Resilience, by contrast, is the capacity to adapt to change, particularly when such change comes in the form of a shock or crisis. This is to say, a resilient system learns from a shock or crisis (in other words, the system changes its behaviour) and thus can better cope with similar shocks or crises in the future. 

Historically, humanity has been using technology to turn resilient systems into robust systems to make them more predictable and controllable for the purpose of maximizing their output. Think how we, over centuries, domesticated rivers to maximise their efficiency for shipping. For this purpose, it was necessary to get rid of the natural redundancies of rivers, that is watersheds and swamps, which allowed them to absorb excess rainfall. As a result, rivers lost their adaptive capacity to deal with too much rain; this, in turn, increased the likelihood for excess rainfall to cause floods. Using technology as a solution to control rivers (by making them robust) created only more problems, as it undermined the resilience of rivers to take care of themselves. 

Are we building a resilient circular economy? 

Viewed against above backdrop, the danger of digital technology for transitioning into a circular economy is to use it only for purposes of maximising the efficiency of how products and resources circulate through the economy. To be sure, efficiency is not the issue here; it is the maximisation that undermines resilience (be it the maximisation of profit, efficiency, power, etc.), as more and more redundancies have to be reduced in order to allow for the maximisation to continue. 

Hence, one of the major questions we engage with as part of the DiCE project is how we can use digital technology not as a tool to, as it were, quick-fix the problems that come with introducing circular economy principles into the digital health ecosystem. In other words, how can digital technology contribute to the resilience of this ecosystem rather than undermine it?  

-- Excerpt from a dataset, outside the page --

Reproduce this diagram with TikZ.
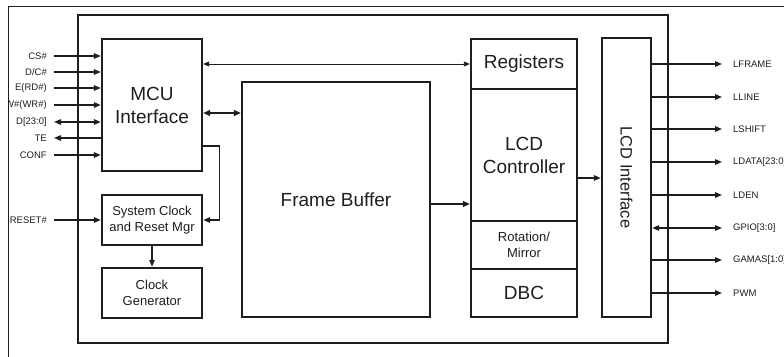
\documentclass[tikz,border=0pt]{standalone}
\usepackage{fontspec}
\setmainfont{Liberation Sans}
\usetikzlibrary{arrows.meta,calc}
\definecolor{ink}{HTML}{1E1E1E}
\tikzset{
  blk/.style={draw=ink,line width=2.4pt,inner sep=0pt,align=center,text=ink},
  bigtxt/.style={font=\fontsize{19}{23}\selectfont},
  smalltxt/.style={font=\fontsize{13}{16.5}\selectfont},
  sig/.style={font=\fontsize{9.5}{11}\selectfont,text=ink,inner sep=0pt},
  arr/.style={-{Triangle[length=7pt,width=5.5pt]},draw=ink,line width=1.4pt},
  arrboth/.style={{Triangle[length=7pt,width=5.5pt]}-{Triangle[length=7pt,width=5.5pt]},draw=ink,line width=1.4pt},
  arrthin/.style={{Triangle[length=6pt,width=5pt]}-{Triangle[length=6pt,width=5pt]},draw=ink,line width=0.9pt},
  arrthick/.style={-{Triangle[length=7pt,width=6pt]},draw=ink,line width=2.2pt},
  arrthickboth/.style={{Triangle[length=7pt,width=6pt]}-{Triangle[length=7pt,width=6pt]},draw=ink,line width=2.2pt}
}

\begin{document}
\begin{tikzpicture}[x=1pt,y=-1pt]
\useasboundingbox (0,0) rectangle (784,356);
\draw[ink,line width=1pt] (8,6) rectangle (800,370);
\clip (8.5,6.5) rectangle (800,370);
% chip outline
\draw[ink,line width=2.4pt] (78,15) rectangle (668,343);
% blocks
\node[blk,bigtxt,minimum width=100,minimum height=132] (mcu) at (152,105) {MCU\\Interface};
\node[blk,smalltxt,minimum width=100,minimum height=50] (sysclk) at (152,220) {System Clock\\and Reset Mgr};
\node[blk,smalltxt,minimum width=100,minimum height=50] (clkgen) at (152,293) {Clock\\Generator};
\node[blk,bigtxt,minimum width=188,minimum height=235] (fb) at (336,199.5) {Frame Buffer};
\node[blk,bigtxt,minimum width=106,minimum height=50] (regs) at (524,64) {Registers};
\node[blk,bigtxt,minimum width=106,minimum height=132] (lcdc) at (524,155) {LCD\\Controller};
\node[blk,smalltxt,minimum width=106,minimum height=48] (rotm) at (524,245) {Rotation/\\Mirror};
\node[blk,bigtxt,minimum width=106,minimum height=48] (dbc) at (524,293) {DBC};
\node[blk,minimum width=49,minimum height=279] (lcdif) at (626.5,177.5) {};
\node[text=ink,font=\fontsize{16.5}{19}\selectfont,rotate=-90] (lcdiflbl) at (lcdif) {LCD Interface};
% internal connections
\draw[arrthin] (regs.west) -- (mcu.east |- regs.west);
\draw[arrthickboth] ([yshift=-8]mcu.east) -- ([yshift=-8]mcu.east -| fb.west);
\draw[arr] ([yshift=-41]mcu.east) -- ++(16,0) |- (sysclk.east);
\draw[arr] (sysclk.south) -- (clkgen.north);
\draw[arrthick] ([yshift=-4.5]fb.east) -- ([yshift=-4.5]fb.east -| lcdc.west);
\draw[arr] ([yshift=-23]lcdc.east) -- ([yshift=-23]lcdc.east -| lcdif.west);
% MCU side signals
\node[sig,anchor=east] (cs) at (47,56) {CS\#};
\node[sig,anchor=east] (dc) at (47,72) {D/C\#};
\node[sig,anchor=east] (erd) at (47,88) {E(RD\#)};
\node[sig,anchor=east] (rw) at (47,105) {R/W\#(WR\#)};
\node[sig,anchor=east] (dbus) at (47,122) {D[23:0]};
\node[sig,anchor=east] (te) at (47,138) {TE};
\node[sig,anchor=east] (conf) at (47,155) {CONF};
\node[sig,anchor=east] (rst) at (47,220) {RESET\#};
\draw[arr] ([xshift=7]cs.east) -- (cs.east -| mcu.west);
\draw[arr] ([xshift=7]dc.east) -- (dc.east -| mcu.west);
\draw[arr] ([xshift=7]erd.east) -- (erd.east -| mcu.west);
\draw[arr] ([xshift=7]rw.east) -- (rw.east -| mcu.west);
\draw[arrboth] ([xshift=7]dbus.east) -- (dbus.east -| mcu.west);
\draw[arr] (te.east -| mcu.west) -- ([xshift=7]te.east);
\draw[arr] ([xshift=7]conf.east) -- (conf.east -| mcu.west);
\draw[arr] ([xshift=7]rst.east) -- (rst.east -| sysclk.west);
% panel side signals
\node[sig,anchor=west] (lframe) at (733,64) {LFRAME};
\node[sig,anchor=west] (lline) at (733,97) {LLINE};
\node[sig,anchor=west] (lshift) at (733,129) {LSHIFT};
\node[sig,anchor=west] (ldata) at (733,162) {LDATA[23:0]};
\node[sig,anchor=west] (lden) at (733,195) {LDEN};
\node[sig,anchor=west] (gpio) at (733,228) {GPIO[3:0]};
\node[sig,anchor=west] (gamas) at (733,260) {GAMAS[1:0]};
\node[sig,anchor=west] (pwm) at (733,293) {PWM};
\draw[arr] (lframe -| lcdif.east) -- ([xshift=-11]lframe.west);
\draw[arr] (lline -| lcdif.east) -- ([xshift=-11]lline.west);
\draw[arr] (lshift -| lcdif.east) -- ([xshift=-11]lshift.west);
\draw[arr] (ldata -| lcdif.east) -- ([xshift=-11]ldata.west);
\draw[arr] (lden -| lcdif.east) -- ([xshift=-11]lden.west);
\draw[arrboth] (gpio -| lcdif.east) -- ([xshift=-11]gpio.west);
\draw[arr] (gamas -| lcdif.east) -- ([xshift=-11]gamas.west);
\draw[arr] (pwm -| lcdif.east) -- ([xshift=-11]pwm.west);
\end{tikzpicture}
\end{document}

The answer: digital technology is not a solution for the circular economy – rather the circular economy is a solution to prevent digital technology from undermining resilience. In other words, digital technology needs to be designed and operated in such ways that it applies the principles of the circular economy. This is obvious when it comes to computer hardware or energy consumption; it is, however, completely unclear how circular economy principles can be applied to software and data. As always, the answer to a good question is a better question.